We've equipped the space based on mistakes we made early on and the moments we watched students finally understand why temperature matters or how a single fold changes texture. This isn't a showroom. It's a functional kitchen where flour gets everywhere and everyone burns at least one crust before they nail it.

Professional training kitchen with commercial pizza ovens and preparation stations

Equipment That Teaches Through Use

Our deck ovens run at temperatures most home setups never reach. That's deliberate. You can't learn how dough behaves at 500°F in an oven that maxes out at 400. Same goes for our mixers—they handle batch sizes that force you to think about hydration ratios and gluten development differently than small countertop models.

The prep stations are stainless steel throughout because we want everyone focused on technique, not worrying about surface contamination. Cold storage sits three steps from the work area because in a real kitchen, timing between pulling ingredients and using them affects final results.

We replace equipment when it stops performing to commercial standards. Most of our ovens have been recalibrated twice in the past year alone. Temperature consistency isn't something you can compromise on when you're trying to teach someone the difference between a properly cooked crust and one that's just close enough.

What Makes This Space Work

Training environments only succeed when they remove excuses. We've built this kitchen to eliminate the gap between learning conditions and real-world expectations.

Commercial-Grade Ovens

Three deck ovens with independent temperature zones. You'll work with the same equipment found in established pizzerias across Montreal, not scaled-down training versions.

Full Prep Infrastructure

Eight individual stations with dedicated cutting boards, measuring tools, and workspace. No waiting for equipment or sharing prep areas during hands-on sessions.

Professional Storage

Walk-in cooler and separate freezer unit maintain ingredients at precise temperatures. You'll learn proper storage protocols that directly impact dough fermentation and ingredient shelf life.

Sanitation Systems

Three-compartment sinks and dedicated hand-washing stations positioned throughout the kitchen.
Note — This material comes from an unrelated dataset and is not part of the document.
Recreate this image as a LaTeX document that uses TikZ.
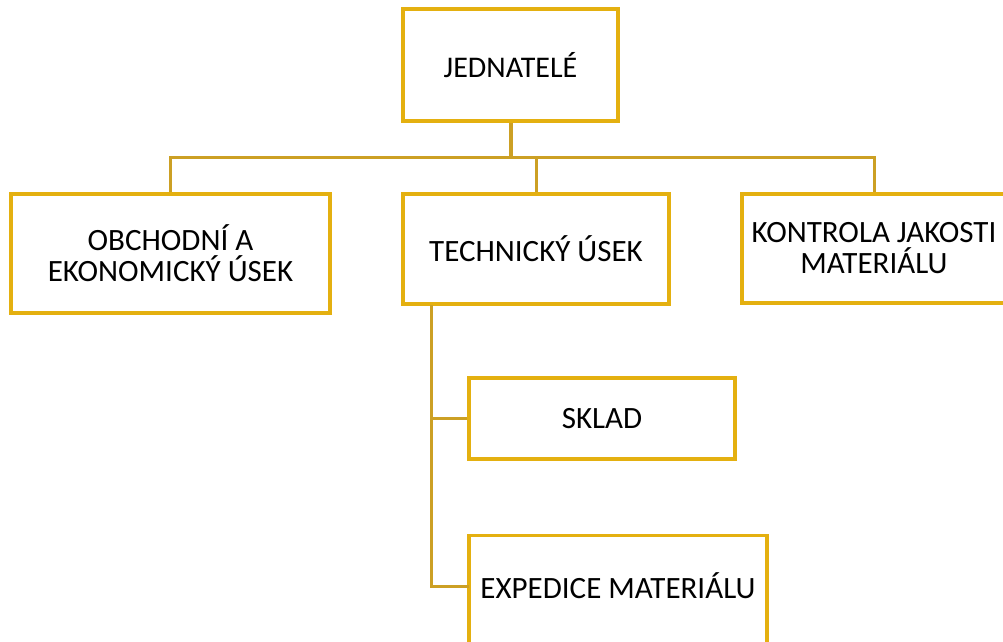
\documentclass[tikz,border=0pt]{standalone}
\usepackage{fontspec}
\setmainfont{Carlito}
\definecolor{boxc}{RGB}{228,176,16}
\definecolor{linec}{RGB}{204,160,36}
\tikzset{
  obox/.style={draw=boxc, line width=3.4pt, fill=white, inner sep=0pt, align=center,
    font=\fontsize{31}{31}\selectfont},
  otext/.style={inner sep=0pt, align=center, font=\fontsize{31}{31}\selectfont},
  conn/.style={draw=linec, line width=3pt},
}
\begin{document}
\begin{tikzpicture}[x=1pt,y=-1pt]
\useasboundingbox (0,0) rectangle (1003,641);
\clip (0,0) rectangle (1003,641);
\node[obox, minimum width=215, minimum height=112, font=\fontsize{30}{31}\selectfont] (j) at (510.5,65) {JEDNATELÉ};
\node[obox, minimum width=319, minimum height=119] (ob) at (170.5,253.5) {OBCHODNÍ A\\EKONOMICKÝ ÚSEK};
\node[obox, minimum width=266, minimum height=110] (te) at (536,249) {TECHNICKÝ ÚSEK};
\node[obox, minimum width=264, minimum height=109] (ko) at (874,248.5) {KONTROLA JAKOSTI\\MATERIÁLU};
\node[obox, minimum width=266, minimum height=81] (sk) at (602,418.5) {SKLAD};
\node[obox, minimum width=298, minimum height=120, anchor=north] (ex) at (618,534) {};
\node[otext] (exl) at (618,586) {EXPEDICE MATERIÁLU};
\coordinate (bus) at (510,157);
\coordinate (tv) at (431,305);
\coordinate (exin) at (469,586);
\draw[conn, line width=4pt] (j.south) -- (j.south |- bus);
\draw[conn] (ob.north) |- (ko.north |- bus) -- (ko.north);
\draw[conn] (te.north) -- (te.north |- bus);
\draw[conn] (tv) |- (exin);
\draw[conn] (tv |- sk.west) -- (sk.west);
\end{tikzpicture}
\end{document}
Health code compliance isn't optional in our curriculum.

Precision Measurement

Digital scales accurate to the gram at every station. Baking is chemistry, and we don't teach approximate measurements when exact ratios determine whether dough rises properly.

Safety Infrastructure

Fire suppression system serviced quarterly, first aid stations, and non-slip flooring throughout. We've addressed the risks before anyone steps into the kitchen.

How Our Space Evolved

Building an effective training kitchen meant learning from what didn't work elsewhere.

1

Initial Setup and Early Adjustments

When we opened in early 2023, we thought four prep stations would suffice for our class sizes. Within two months, students were waiting 15 minutes between exercises. We added four more stations and redesigned the floor layout to accommodate the increased foot traffic. That meant rerouting plumbing and electrical, but the bottleneck was killing the learning momentum.

March 2023
2

Oven Capacity Expansion

By mid-2024, our single deck oven couldn't handle eight students simultaneously practicing their timing. We installed two additional units with different heating characteristics—one gas, one electric. Students now rotate through all three, learning how each oven type affects baking results. The gas installation required upgrading our ventilation system entirely.

June 2024
3

Storage and Ingredient Management

Our original refrigeration setup was restaurant-sized but not organized for training needs. We reconfigured the walk-in cooler in September 2024 with labeled sections for different fermentation stages and ingredient categories. Added a separate proofing box with controlled humidity. These changes reduced confusion and improved everyone's understanding of temperature's role in dough development.

September 2024
4

Current Configuration and Upcoming Programs

As of early 2025, the kitchen operates at full capacity with equipment we trust. Our next intensive program begins July 2025, with weekend workshops starting in September. We're comfortable with the current setup and have no plans for major changes—just ongoing maintenance and calibration to keep everything performing consistently.